Team members: Leila Aziz, Jami Emory, Frank Fisher, Nichole Grant, Jon Joffe, Scott Powell, Russell Shepherd, Rhondda Thomas

Over 45,000 people in Greenville County are food insecure, a term that is defined by the limited or uncertain availability of nutritionally adequate and safe food. A map of the entire county shows concentrated areas of food insecurity around downtown Greenville (Nicholtown, City View, Gantt, Conestee, and the White Horse Road corridor), Mauldin, and Travelers Rest. While there are many complexities to around the issue of food insecurity and hunger, one thing is clear- people need access to healthy food.

Several organizations throughout Greenville County focus on feeding the hungry, rescuing food that would otherwise be wasted and delivering it to agencies that help those in need, providing after-school meals to children, and hosting regular soup kitchen hours each week.

Project Host, located in downtown Greenville, uses food as a tool to nourish the hungry and train the unemployed. Beginning with a soup kitchen out of St. Andrew’s Church in 1981, Project Host had a simple call to those in-need: “No sermons. No singing.

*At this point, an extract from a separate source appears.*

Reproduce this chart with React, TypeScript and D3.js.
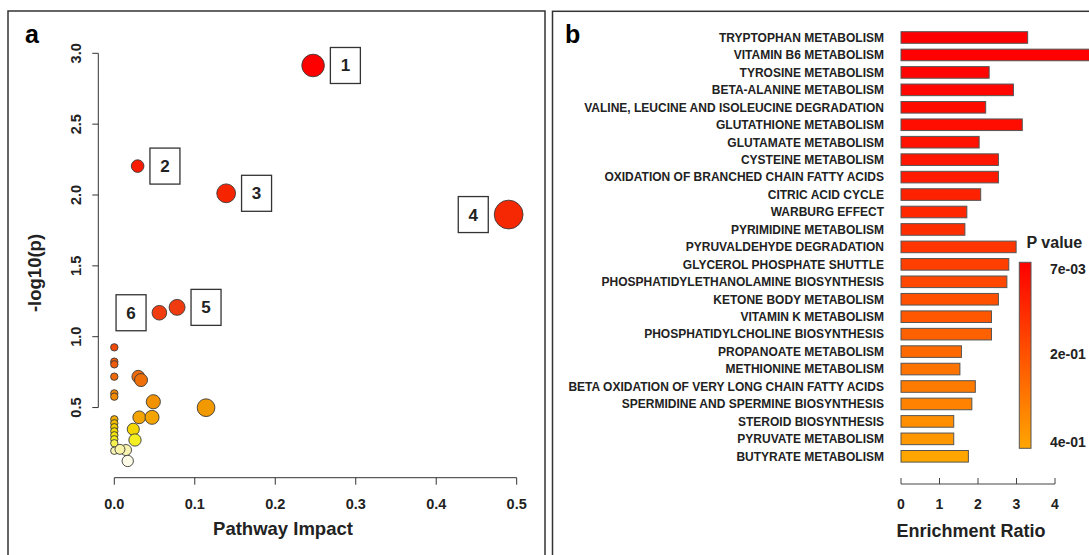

Just soup and sandwiches. Free.” Over the past 40 years, Project Host has grown significantly and now provides a soup kitchen Sundays-Fridays from 11am-12pm. They also serve children through an after-school program at their downtown building on Academy Street. Project Host has also expanded to include an urban garden (supplying 2,000 lbs. of food annually), a bakery (offering ready-to-eat family meals and baked goods to local restaurants), a social enterprise food truck that also provides hundreds of meals weekly to food-insecure areas, and a culinary school that prepares students for food industry employment.

More Than a Meal’s mission was to assist Project Host with expanding their food distribution into northern Greenville County with sustainable community partners. The goal was to help Project Host connect with organizations around Travelers Rest to provide food for meal preparation and to host distribution events in the area. More Than a Meal considered partners’ locations, site support and volunteer base, infrastructure, knowledge of and trust in the community, and commitment to long-term success. More Than a Meal facilitated connections between Project Host and two churches in Travelers Rest: Maranatha Fellowship and Trailside Church.

Project Host provided food, both sack lunches and hot meals, at four different events hosted by the churches in April and May. All parties have continued collaborations planned for the future. The churches can focus their efforts on the logistics of serving their communities and divert funds from food purchases to care packages, blankets, clothing, and items for children. Project Host has been able to forge into relationships in northern Greenville County and significantly increase their lunch service and evening meals provisions.